Tuesday, October 19, 2004

Technology will transform schools.

New technology is engulfing our schools and will transform the way we learn and teach within a few decades. Even the role of school will change dramatically according to Peter Drucker the well known business philosopher.

This will not be the first time technology has transformed schooling. The first revolutionary technology to transform schools was the book! Not only did the book transform schools, it transformed society and led the West into its current supremacy. Before the book China and Islamic Ottoman Empire were the world's 'super-powers'. China and Islam however chose to refuse to redesign their schools around the book - China favored calligraphy and the Islamic clergy saw the book as a threat to their authority because it allowed the students to read on their own.

While the above cultures stagnated the West became the powerful new force - a place it has retained to this day. It was not so much the technology that changed things but the rethinking it caused, creating the vision of universal literacy, and allowing citizens to read the bible for themselves thus challenging the power of the Catholic Church.

Today new technology is creating the knowledge society but as yet no country has created the educational system the knowledge society needs.
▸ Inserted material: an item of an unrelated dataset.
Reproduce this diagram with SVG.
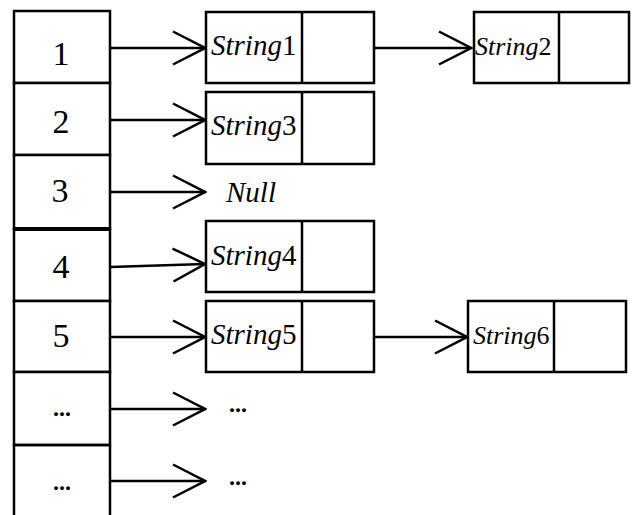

No one even knows what it will even look like but it is certain it will be dramatically different from what now currently exists. With information being the 'new capital' and with the ability for learners to get knowledge from anywhere, anytime, just when they need it, schools will need to reflect this new environment.
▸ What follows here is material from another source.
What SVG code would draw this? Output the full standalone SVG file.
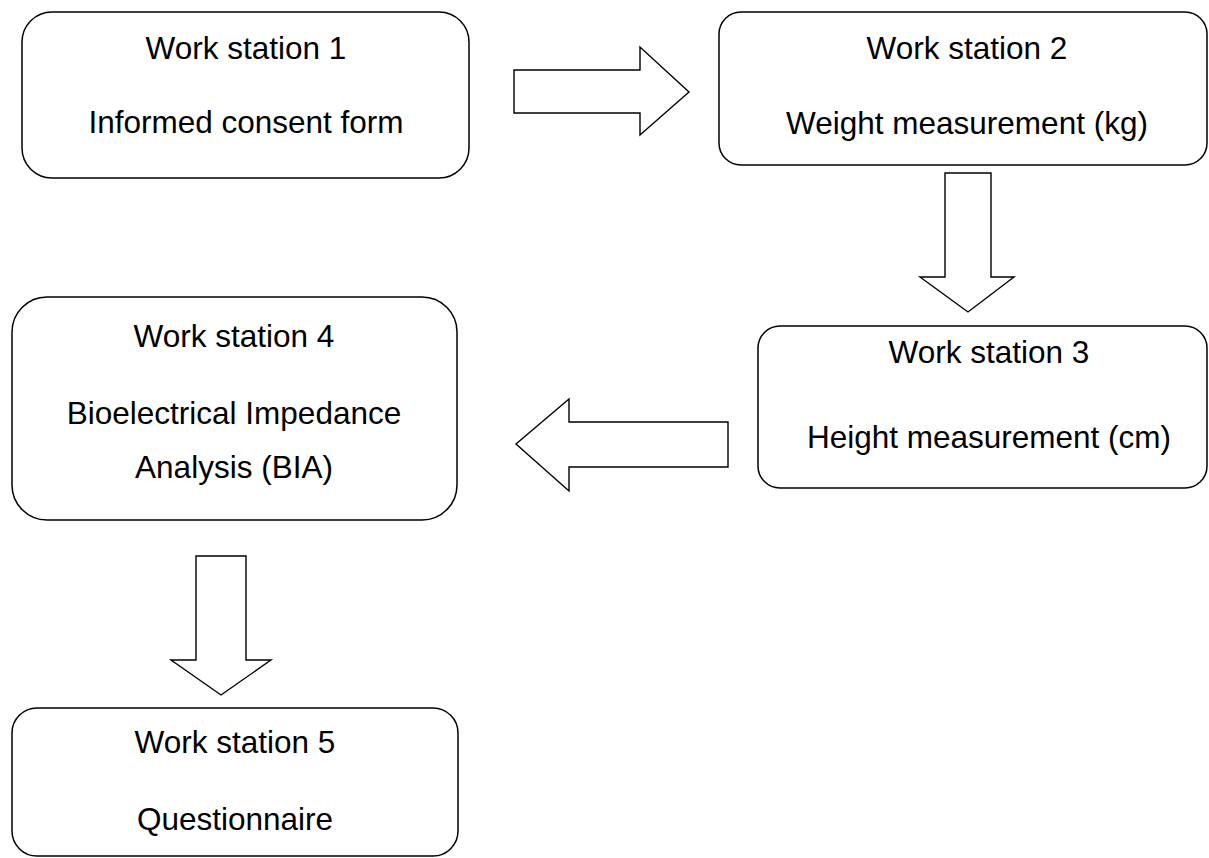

The definition of literacy will need to be redefined; all students will need to become 'life long learners' ( not just the ruling elite); schools need to be open to information coming from outside the school and will need to be available for people throughout their lives; both knowledge and process will be important; education will be available from different community organizations and, some say, it will eventuate in 'learning community'. Teachers will have to be both learners themselves and a resource to their students so as to ensure that their student's acquire a wide range of learning competencies so that they can learn from whatever challenges the future holds for them.

All these ideas provide a real challenge to schools still based on a transmission knowledge mind-set. As all students will need to focus on 'personal learning' customized around the strengths and talents of each learner.

The best model of a teachers will be that of an artist, or creative coach, or mentor. They will need to see that their students achieve to a high level and to appreciate that it is achievement itself that motivates and that this is best done by encouraging students to excel at what they are good at. This needs to involve both rigor and practice - good coaches and artists undestand this!

Will current schools ( particularly the past oriented secondary schools ) be able to make the changes? Or will they , like the early Chinese and Islamic cultures, stick to traditional roles? If they are not able to change new organizations will emerge to take their place. This is the more likely scenario.

Peter Drucker believes that no other institution faces challenges so radical as those that will face the schools. He believes we will see these new schools emerge by 2010 or 20. By then we will be in a new era where modern information technology will have changed society as much as did the book.